Discussing temporary changes
We recommend that any temporary changes proposed by management are discussed by you and your colleagues as a whole team. You should consider elements such as:
- how to flex emergency cover in the case of a local outbreak
- if high numbers of staff are self-isolating or shielding
- what elective work has to be dropped or must continue
- how to arrange staffing to meet those demands.
However, while team discussion and service planning will make individual changes easier to agree, this does not compel you to agree to revised arrangements for you. The status quo position of your last agreed job plan will be the default position if changes cannot be agreed.
The T&Cs require a job plan review and agreement on any changes before any changes to working patterns are implemented. All the T&Cs provisions, including the mediation and appeal processes, continue to apply at all times.
Remuneration and pay
The existing T&Cs for consultants and SAS doctors were not designed with shift-working in mind, and did not cover the substantial changes asked of many career grade staff at the start of this emergency.
A national approach
We proposed a temporary national solution to Scottish Government where substantial disruption to normal working patterns (for example, a move to overnight shift working) would be adequately remunerated.
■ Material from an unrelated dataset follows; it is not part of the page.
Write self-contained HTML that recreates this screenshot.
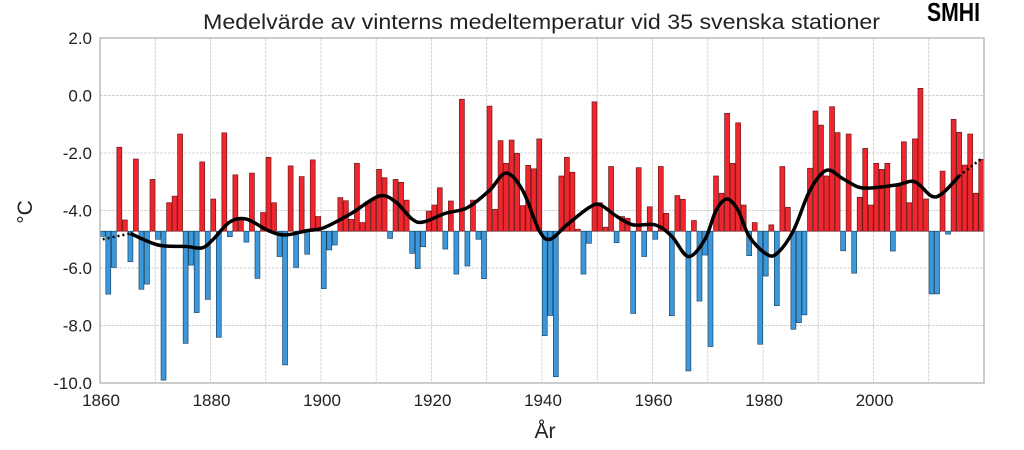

This meant all out of hours worked between 8pm and 8am for consultants, or 7pm and 7am for SAS doctors, would be temporarily paid at a two hour PA rate (double time).
We believe that this is a reasonable approach. It reflects the intensity of the work and level of disruption to work-life balance caused by such working patterns. It also reflects the local arrangements in place pre-COVID across a number of specialties in several NHS boards across Scotland where shift working had already been introduced.
However, despite our best efforts to reach agreement, our proposal was rejected in the summer. Instead Scottish Government indicated that local agreements should be reached.
BMA local negotiating committees have been engaging with NHS board management to try to reach these local agreements. NHS Ayrshire and Arran has now implemented an agreement that is largely based on our proposal to Scottish Government, and we remain hopeful that others will follow.
It is important that any 'ad hoc' additional hours are remunerated and the rate for this has to be agreed with you. While there are agreed rates in the T&Cs for consultants for both resident on-call and waiting list initiative work, they do not have other rates for additional work which do not fit under these provisions.
There may be established local arrangements in place where you work, or your board may offer bank rates, but you are under no obligation to take on these additional hours.
If the additional work being offered meets the definition of resident on-call or waiting list initiative work then you should be paid the appropriate rate.
Agree in writing
You should agree (ideally in writing) the remuneration in advance of agreeing to any additional hours or temporary working patterns that vary from your agreed job plan.
All NHS boards are expected to have a local agreement with the LNC which provides enhanced rates for consultants undertaking 'resident on-call' work.
In some boards these arrangements may also apply to SAS doctors undertaking the same work. If you believe that the work you are being asked to do falls into this category, then you should agree payment at the locally agreed rate in advance of doing the work.
If you are a SAS doctor and are asked to ‘act up’ to a higher level of responsibility, you should be remunerated in line with the grade at which you are working and level of work undertaken.
Returning to your usual job plan
We issued joint guidance with Scottish Government and NHS Scotland employers in September 2020 which makes it absolutely clear that individual job plans in place prior to the emergency short term changes required by the COVID pandemic remain extant.